- Born: 10 September 1931 Mymensingh District, Bengal Presidency, British India (now in Bangladesh)
- Died: 1 March 2019 (aged 87) Bhowanipore, Kolkata, West Bengal, India
- Education: Presidency College (B.A.); Calcutta University (M.A.); Leeds University (Ph.D.);
- Occupations: Professor, author
- Children: 1 (son)
- Awards: Ananda Puraskar(2007)

= Dhritikanta Lahiri Choudhury =

Indian conservationist (1931–2019)

Dhritikanta Lahiri Choudhury (10 September 1931 – 1 March 2019) was an Indian Bengali author and expert on Indian elephants.

==Biography==
Lahiri Choudhury was born to Dhirendrakanta and Renuka Debi in 1931 in village of Kalipur in the Mymensingh district. After the partition of Bengal his family shifted to Kolkata. He passed M.A. in English literature from Presidency College and completed Ph.D. from the University of Leeds. He served as a professor of Rabindra Bharati University. Lahiri Choudhury travelled over seventy years in the forests of Assam, Barak Valley, West Bengal, Meghalaya, Arunachal Pradesh and Orissa as well as Uttaranchal, Bandipur and Periyar. He gathered huge experiences with elephants and surveyed the status and distribution of elephants, studied man-elephant conflicts and analysed the problems of elephants in India. His books The Great Indian Elephant Book and A Trunk Full of Tales: Seventy Years with the Indian Elephant are considered guidebooks on managing elephants. Lahiri Choudhury wrote two Bengali books Hatir Boi and Jiboner Indradhanu. He also researched Architecture of Calcutta.
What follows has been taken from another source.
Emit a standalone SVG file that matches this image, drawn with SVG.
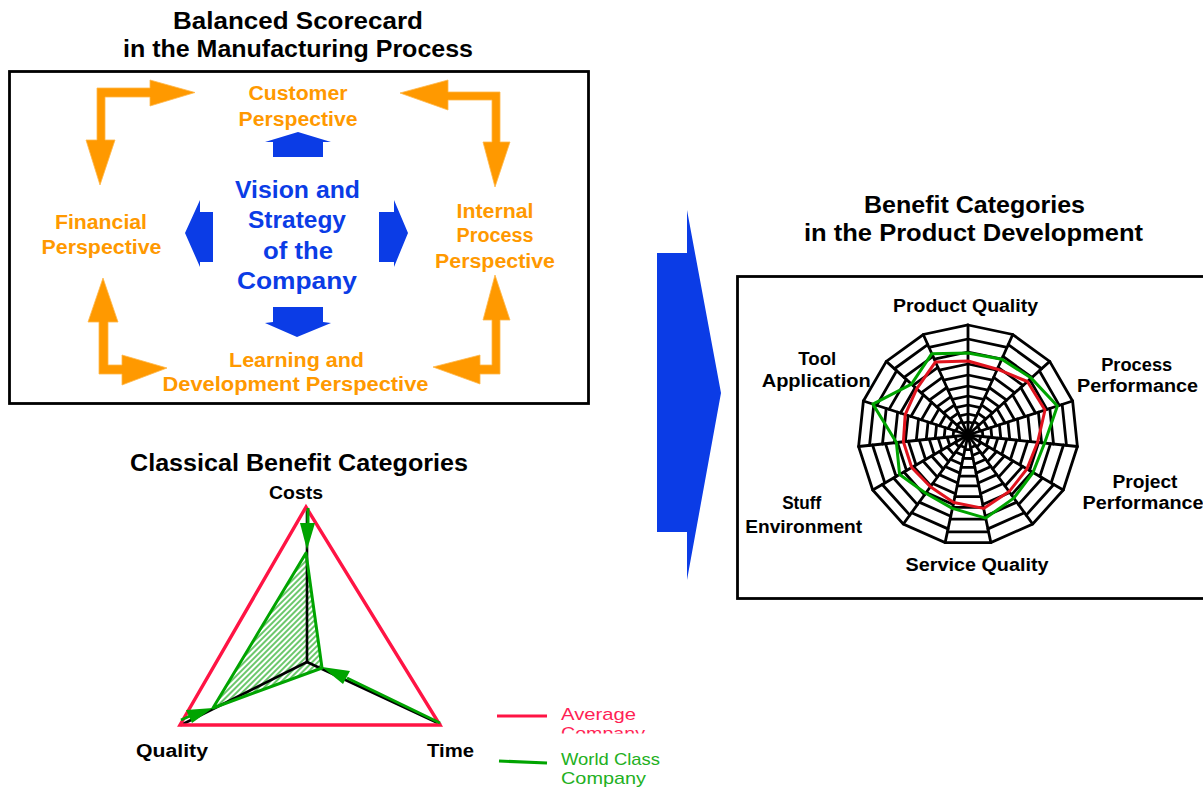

In 1977 he became a member of the International Union for Conservation of Nature (IUCN) specialist group on elephants and of the advisory committee of Project Elephant under the Government of India in 2004. Lahiri Choudhury received Ananda Purashakar in 2007 for Hatir Boi.

Lahiri Choudhury died on 1 March 2019 at the age of 87.